I can tell you that in my riding for example, we have looked into this opportunity to see if we could slaughter our own cattle, locally, and sell the products of the beautiful Pontiac region, the largest riding in Quebec, an integral part of Canada.

I am getting to my question. Would this solution of offering $60 million, new money, to allow us to slaughter our own cattle and sell our products here in Canada, not be an ideal solution to relieve this tremendous pressure that already exists?

I would like to know what the member thinks of the fact that our farmers from Quebec or anywhere else in Canada cannot even slaughter their own cattle and sell their meat because their slaughterhouses are too busy.

Supply October 28th, 2004

Mr. Speaker, the Bloc Québécois critic for agriculture and agri-food is telling us tonight that there is a fiscal imbalance in this area in Quebec. It is true that there are pressures in the agricultural industry.

Being a native of the Haute-Gatineau Valley region, I was brought up on a farm and I represent the beautiful Pontiac riding where many cattle producers live. Problems are bound to occur.

Leader of the Opposition October 19th, 2004

Mr. Speaker, the Leader of the Opposition mixes with a curious group of people. We know he likes to form alliances, like the one he just formed with the sovereignists that almost derailed the work of this House.

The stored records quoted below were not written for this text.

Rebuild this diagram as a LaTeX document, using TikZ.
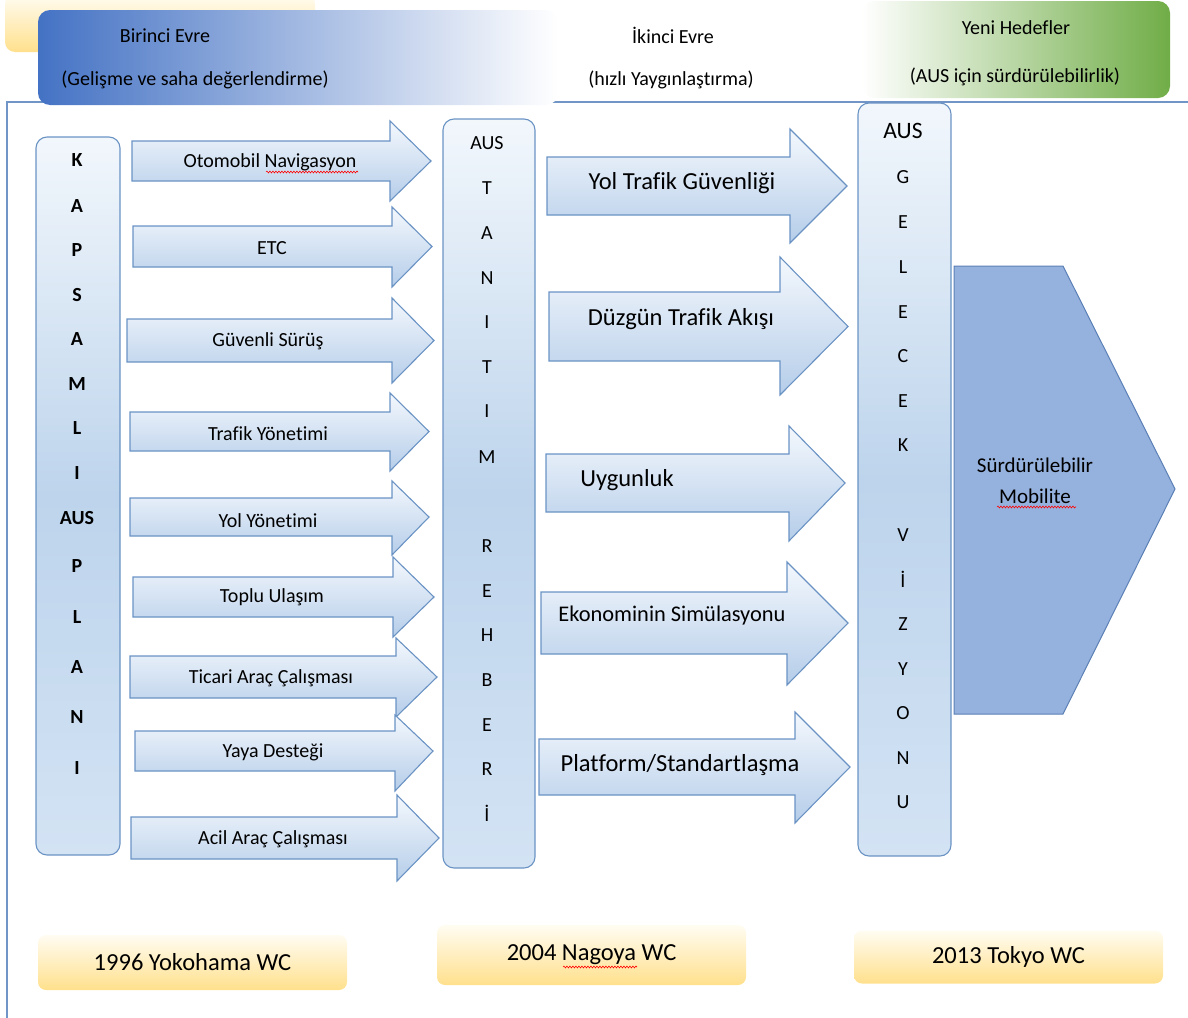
\documentclass[tikz,border=0pt]{standalone}
\usepackage{fontspec}
\setmainfont{Carlito}[Ligatures=NoCommon]
\usetikzlibrary{decorations.pathmorphing}
\definecolor{bord}{HTML}{6A93C4}
\definecolor{colTop}{HTML}{F2F7FC}
\definecolor{colMid}{HTML}{BDD4EC}
\definecolor{colBot}{HTML}{D3E3F4}
\definecolor{arrTop}{HTML}{F4F8FD}
\definecolor{arrBot}{HTML}{B5CDE9}
\definecolor{pent}{HTML}{95B1DD}
\definecolor{pentB}{HTML}{5B80B6}
\definecolor{ylwTop}{HTML}{FFFCF2}
\definecolor{ylwBot}{HTML}{FFE08C}
\definecolor{hdrBlue}{HTML}{4472C4}
\definecolor{hdrGreen}{HTML}{70AD47}
\definecolor{frameC}{HTML}{7095C6}
\newcommand\myarrow[7]{\path[arrowshape] (#1,#4) -- (#2,#4) -- (#2,#6) -- (#3,{(#4+#5)/2}) -- (#2,#7) -- (#2,#5) -- (#1,#5) -- cycle;}
\tikzset{
  arrowshape/.style={draw=bord, line width=1.1pt, top color=arrTop, bottom color=arrBot},
  colbox/.style={draw=bord, line width=1.1pt, rounded corners=11pt, top color=colTop, bottom color=colBot, middle color=colMid, inner sep=0pt},
  ybox/.style={rounded corners=8pt, top color=ylwTop, bottom color=ylwBot, inner sep=0pt, font=\fontsize{24.5}{28}\selectfont},
  txt/.style={font=\fontsize{20}{24}\selectfont, inner sep=0pt, yshift=-1.5pt},
  bigtxt/.style={font=\fontsize{24.5}{28}\selectfont, inner sep=0pt, yshift=-2pt},
  lbold/.style={font=\fontsize{20}{24}\bfseries\selectfont, inner sep=0pt, yshift=-1pt},
  lreg/.style={font=\fontsize{20}{24}\selectfont, inner sep=0pt, yshift=-1pt},
  squig/.style={red, line width=0.6pt, decorate, decoration={snake, amplitude=0.9pt, segment length=3pt}}
}
\begin{document}
\begin{tikzpicture}[x=1pt, y=-1pt]
\useasboundingbox (0,0) rectangle (1188,1017);
% frame
\draw[frameC, line width=1.3pt] (7,1020) -- (7,102) -- (1192,102);
% header
\path[rounded corners=10pt, top color=ylwTop, bottom color=ylwBot] (5,-6) rectangle (315,52);
\path[rounded corners=12pt, left color=hdrBlue, right color=white] (38,10) rectangle (558,105);
\path[rounded corners=12pt, left color=white, right color=hdrGreen] (862,1) rectangle (1170,98);
\node[txt] (p1a) at (165,34) {Birinci Evre};
\node[txt] (p1b) at (195,78) {(Gelişme ve saha değerlendirme)};
\node[txt] (p2a) at (673,34) {İkinci Evre};
\node[txt] (p2b) at (671,78) {(hızlı Yaygınlaştırma)};
\node[txt] (p3a) at (1016,26) {Yeni Hedefler};
\node[txt] (p3b) at (1015,75) {(AUS için sürdürülebilirlik)};
% columns
\node[colbox, minimum width=84pt, minimum height=718pt] (kap) at (78,496) {};
\node[colbox, minimum width=92pt, minimum height=749pt] (tan) at (489,493.5) {};
\node[colbox, minimum width=93pt, minimum height=753pt] (gel) at (904.5,479.5) {};
\foreach \l/\yy [count=\i] in {K/159,A/205,P/249,S/294,A/338,M/383,L/427,I/472,AUS/517,P/565,L/616,A/666,N/716,I/767}
  \node[lbold] (k\i) at (77,\yy) {\l};
\foreach \l/\yy [count=\i] in {AUS/142,T/187,A/232,N/277,I/321,T/366,I/410,M/456,R/545,E/590,H/634,B/679,E/724,R/768,İ/812}
  \node[lreg] (m\i) at (487,\yy) {\l};
\node[font=\fontsize{23.5}{26}\selectfont, inner sep=0pt, yshift=-1pt] (g0) at (903,130) {AUS};
\foreach \l/\yy [count=\i] in {G/176,E/221,L/266,E/311,C/355,E/400,K/444,V/534,İ/578,Z/623,Y/668,O/712,N/757,U/801}
  \node[lreg] (g\i) at (903,\yy) {\l};
% left arrows
\myarrow{132}{390}{431}{141}{181}{121}{201}
\myarrow{133}{392}{432}{226}{267}{207}{287}
\myarrow{127}{392}{434}{319}{362}{298}{383}
\myarrow{130}{390}{429}{412}{451}{393}{471}
\myarrow{130}{392}{429}{498}{536}{481}{555}
\myarrow{133}{393}{434}{577}{617}{557}{637}
\myarrow{130}{396}{437}{656}{698}{638}{717}
\myarrow{135}{395}{433}{731}{771}{715}{791}
\myarrow{131}{397}{439}{817}{859}{795}{881}
\node[txt] (t1) at (270,161) {Otomobil Navigasyon};
\node[txt] (t2) at (272,247) {ETC};
\node[txt] (t3) at (268,340) {Güvenli Sürüş};
\node[txt] (t4) at (268,432) {Trafik Yönetimi};
\node[txt] (t5) at (268,519) {Yol Yönetimi};
\node[txt] (t6) at (272,596) {Toplu Ulaşım};
\node[txt] (t7) at (271,677) {Ticari Araç Çalışması};
\node[txt] (t8) at (273,751) {Yaya Desteği};
\node[txt] (t9) at (273,838) {Acil Araç Çalışması};
% right arrows
\myarrow{547}{790}{847}{157}{215}{129}{243}
\myarrow{549}{780}{848}{292}{361}{257}{395}
\myarrow{546}{789}{845}{454}{512}{426}{541}
\myarrow{541}{787}{848}{592}{654}{562}{685}
\myarrow{539}{795}{850}{739}{795}{712}{823}
\node[bigtxt] (r1) at (682,181) {Yol Trafik Güvenliği};
\node[bigtxt] (r2) at (681,317) {Düzgün Trafik Akışı};
\node[bigtxt] (r3) at (627,478) {Uygunluk};
\node[font=\fontsize{22.4}{26}\selectfont, inner sep=0pt, yshift=-2pt] (r4) at (672,614) {Ekonominin Simülasyonu};
\node[bigtxt] (r5) at (680,763) {Platform/Standartlaşma};
% pentagon
\draw[pentB, fill=pent, line width=1pt] (954,266) -- (1063,266) -- (1175,489) -- (1063,714) -- (954,714) -- cycle;
\node[font=\fontsize{21}{31}\selectfont, align=center, inner sep=0pt] (sm) at (1035,481) {Sürdürülebilir\\Mobilite};
% bottom boxes
\node[ybox, minimum width=309pt, minimum height=55pt] (w1) at (192.5,962.5) {1996 Yokohama WC};
\node[ybox, minimum width=309pt, minimum height=60pt] (w2) at (591.5,955) {2004 Nagoya WC};
\node[ybox, minimum width=309pt, minimum height=53pt] (w3) at (1008.5,957) {2013 Tokyo WC};
% spell-check squiggles
\draw[squig] (266,172) -- (358,172);
\draw[squig] (563,967) -- (637,967);
\draw[squig] (997,507) -- (1076,507);
\end{tikzpicture}
\end{document}
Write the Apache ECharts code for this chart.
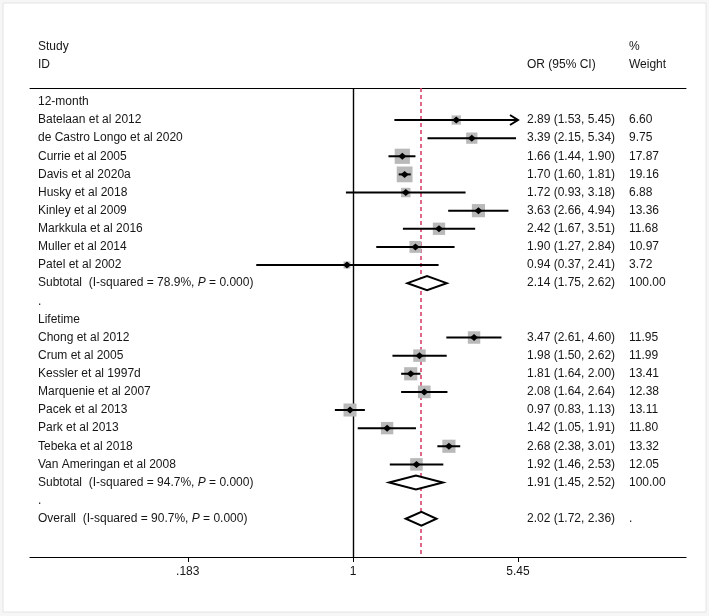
<!DOCTYPE html>
<html>
<head>
<meta charset="utf-8">
<script src="https://cdn.jsdelivr.net/npm/echarts@6/dist/echarts.min.js"></script>
<style>
html,body{margin:0;padding:0;background:#f6f6f6;}
#c{width:709px;height:616px;}
</style>
</head>
<body>
<div id="c"></div>
<script>
// ---------- data ----------
const group1Name = '12-month';
const group1Studies = ['Batelaan et al 2012','de Castro Longo et al 2020','Currie et al 2005','Davis et al 2020a','Husky et al 2018','Kinley et al 2009','Markkula et al 2016','Muller et al 2014','Patel et al 2002'];
const group1OR = [2.89, 3.39, 1.66, 1.70, 1.72, 3.63, 2.42, 1.90, 0.94];
const group1Lo = [1.53, 2.15, 1.44, 1.60, 0.93, 2.66, 1.67, 1.27, 0.37];
const group1Hi = [5.45, 5.34, 1.90, 1.81, 3.18, 4.94, 3.51, 2.84, 2.41];
const group1W  = [6.60, 9.75, 17.87, 19.16, 6.88, 13.36, 11.68, 10.97, 3.72];
const group1Sub = {label: 'Subtotal  (I-squared = 78.9%, ', p: '0.000', or: 2.14, lo: 1.75, hi: 2.62, w: 100.00};

const group2Name = 'Lifetime';
const group2Studies = ['Chong et al 2012','Crum et al 2005','Kessler et al 1997d','Marquenie et al 2007','Pacek et al 2013','Park et al 2013','Tebeka et al 2018','Van Ameringan et al 2008'];
const group2OR = [3.47, 1.98, 1.81, 2.08, 0.97, 1.42, 2.68, 1.92];
const group2Lo = [2.61, 1.50, 1.64, 1.64, 0.83, 1.05, 2.38, 1.46];
const group2Hi = [4.60, 2.62, 2.00, 2.64, 1.13, 1.91, 3.01, 2.53];
const group2W  = [11.95, 11.99, 13.41, 12.38, 13.11, 11.80, 13.32, 12.05];
const group2Sub = {label: 'Subtotal  (I-squared = 94.7%, ', p: '0.000', or: 1.91, lo: 1.45, hi: 2.52, w: 100.00};

const overall = {label: 'Overall  (I-squared = 90.7%, ', p: '0.000', or: 2.02, lo: 1.72, hi: 2.36};

const tickValues = [0.183, 1, 5.45];
const tickLabels = ['.183', '1', '5.45'];

// ---------- build rows ----------
const rows = [];
function addGroup(name, studies, ors, los, his, ws, sub) {
  rows.push({kind: 'head', label: name});
  studies.forEach((s, i) => rows.push({kind: 'study', label: s, or: ors[i], lo: los[i], hi: his[i], w: ws[i]}));
  rows.push({kind: 'sub', label: sub.label, p: sub.p, or: sub.or, lo: sub.lo, hi: sub.hi, w: sub.w});
  rows.push({kind: 'blank', label: '.'});
}
addGroup(group1Name, group1Studies, group1OR, group1Lo, group1Hi, group1W, group1Sub);
addGroup(group2Name, group2Studies, group2OR, group2Lo, group2Hi, group2W, group2Sub);
rows.push({kind: 'overall', label: overall.label, p: overall.p, or: overall.or, lo: overall.lo, hi: overall.hi, w: null});
rows.forEach((r, i) => r.row = i);

const clipMax = Math.max(...tickValues);
const FONT = '12px "Liberation Sans", Arial, Helvetica, sans-serif';
const TXT = '#161616';
const X_LABEL = 38, X_OR = 527, X_W = 629;

const chart = echarts.init(document.getElementById('c'), null, {renderer: 'canvas'});

function renderItem(params, api) {
  const r = rows[params.dataIndex];
  const y = api.coord([0, r.row])[1];
  const ch = [];
  if (r.p) {
    ch.push({type: 'text', style: {x: X_LABEL, y: y, text: '{n|' + r.label + '}{i|P}{n| = ' + r.p + ')}', verticalAlign: 'middle',
      rich: {n: {font: FONT, fill: TXT}, i: {font: 'italic ' + FONT, fill: TXT}}}});
  } else {
    ch.push({type: 'text', style: {x: X_LABEL, y: y, text: r.label, font: FONT, fill: TXT, verticalAlign: 'middle'}});
  }
  if (r.or != null) {
    ch.push({type: 'text', style: {x: X_OR, y: y, text: r.or.toFixed(2) + ' (' + r.lo.toFixed(2) + ', ' + r.hi.toFixed(2) + ')', font: FONT, fill: TXT, verticalAlign: 'middle'}});
    ch.push({type: 'text', style: {x: X_W, y: y, text: r.w == null ? '.' : r.w.toFixed(2), font: FONT, fill: TXT, verticalAlign: 'middle'}});
    const xo = api.coord([Math.log(r.or), r.row])[0];
    const xl = api.coord([Math.log(r.lo), r.row])[0];
    const xh = api.coord([Math.log(Math.min(r.hi, clipMax)), r.row])[0];
    if (r.kind === 'study') {
      const s = 3.6 * Math.sqrt(r.w);
      ch.push({type: 'rect', shape: {x: xo - s / 2, y: y - s / 2, width: s, height: s}, style: {fill: '#b9b9b9'}});
      ch.push({type: 'line', shape: {x1: xl, y1: y, x2: xh, y2: y}, style: {stroke: '#000', lineWidth: 2}});
      if (r.hi >= clipMax) {
        ch.push({type: 'polyline', shape: {points: [[xh - 8, y - 5], [xh, y], [xh - 8, y + 5]]}, style: {stroke: '#000', lineWidth: 2, fill: null}});
      }
      ch.push({type: 'polygon', shape: {points: [[xo - 4, y], [xo, y - 3.5], [xo + 4, y], [xo, y + 3.5]]}, style: {fill: '#000'}});
    } else {
      ch.push({type: 'polygon', shape: {points: [[xl, y], [xo, y - 7], [xh, y], [xo, y + 7]]}, style: {fill: '#fff', stroke: '#000', lineWidth: 2}});
    }
  }
  return {type: 'group', children: ch};
}

const option = {
  animation: false,
  backgroundColor: 'transparent',
  graphic: [
    {type: 'rect', z: -10, shape: {x: 3, y: 3, width: 703, height: 609}, style: {fill: '#fff', stroke: '#e4e4e4', lineWidth: 1}},
    {type: 'text', left: X_LABEL, top: 41, style: {text: 'Study', font: FONT, fill: TXT}},
    {type: 'text', left: X_LABEL, top: 59, style: {text: 'ID', font: FONT, fill: TXT}},
    {type: 'text', left: X_OR, top: 59, style: {text: 'OR (95% CI)', font: FONT, fill: TXT}},
    {type: 'text', left: X_W, top: 41, style: {text: '%', font: FONT, fill: TXT}},
    {type: 'text', left: X_W, top: 59, style: {text: 'Weight', font: FONT, fill: TXT}}
  ],
  grid: {left: 30, right: 23, top: 88, bottom: 59, containLabel: false, outerBoundsMode: 'none'},
  xAxis: [
    {type: 'value', position: 'bottom', min: -3.3196, max: 3.4224, splitLine: {show: false},
      axisLine: {show: true, onZero: false, lineStyle: {color: '#000', width: 1.2}},
      axisTick: {show: true, length: 5, customValues: tickValues.map(v => Math.log(v)), lineStyle: {color: '#000'}},
      axisLabel: {show: true, customValues: tickValues.map(v => Math.log(v)), margin: 9,
        formatter: v => { let best = 0; tickValues.forEach((t, i) => { if (Math.abs(Math.log(t) - v) < Math.abs(Math.log(tickValues[best]) - v)) best = i; }); return tickLabels[best]; },
        fontFamily: '"Liberation Sans", Arial, sans-serif', fontSize: 12, color: TXT}},
    {type: 'value', position: 'top', min: -3.3196, max: 3.4224, splitLine: {show: false},
      axisLine: {show: true, onZero: false, lineStyle: {color: '#000', width: 1}}, axisTick: {show: false}, axisLabel: {show: false}}
  ],
  yAxis: {type: 'value', inverse: true, min: -0.767, max: 25.11, show: false},
  series: [
    {type: 'line', data: [], xAxisIndex: 0, silent: true, z: 1,
      markLine: {silent: true, symbol: 'none', label: {show: false}, animation: false,
        data: [
          {xAxis: 0, lineStyle: {color: '#000', width: 1.4, type: 'solid'}},
          {xAxis: Math.log(overall.or), lineStyle: {color: '#d8436b', width: 1.6, type: [4, 3]}}
        ]}},
    {type: 'custom', xAxisIndex: 0, z: 5, clip: false, renderItem: renderItem,
      data: rows.map(r => [r.or != null ? Math.log(r.or) : 0, r.row])}
  ]
};
chart.setOption(option);
</script>
</body>
</html>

Now he is negotiating another alliance with the Action démocratique du Québec. If his party were in power, he would probably have already granted Quebec independence without further ado. We understand that the Leader of the Opposition is feeling the heat of not having a single MP from his party elected in Quebec. This is no doubt a reflection of his profound ignorance of Quebec.

Allow me to clarify his most recent flirtation. Action démocratique du Québec has a grand total of five members in the National Assembly and therefore does not even have official party status.

Birds of a feather stick together. The Leader of the Opposition has at least three things in common with Mr. Dumont: general unpopularity in Quebec, an extremely ambiguous attitude toward the Constitution, and a penchant for two-tier health care.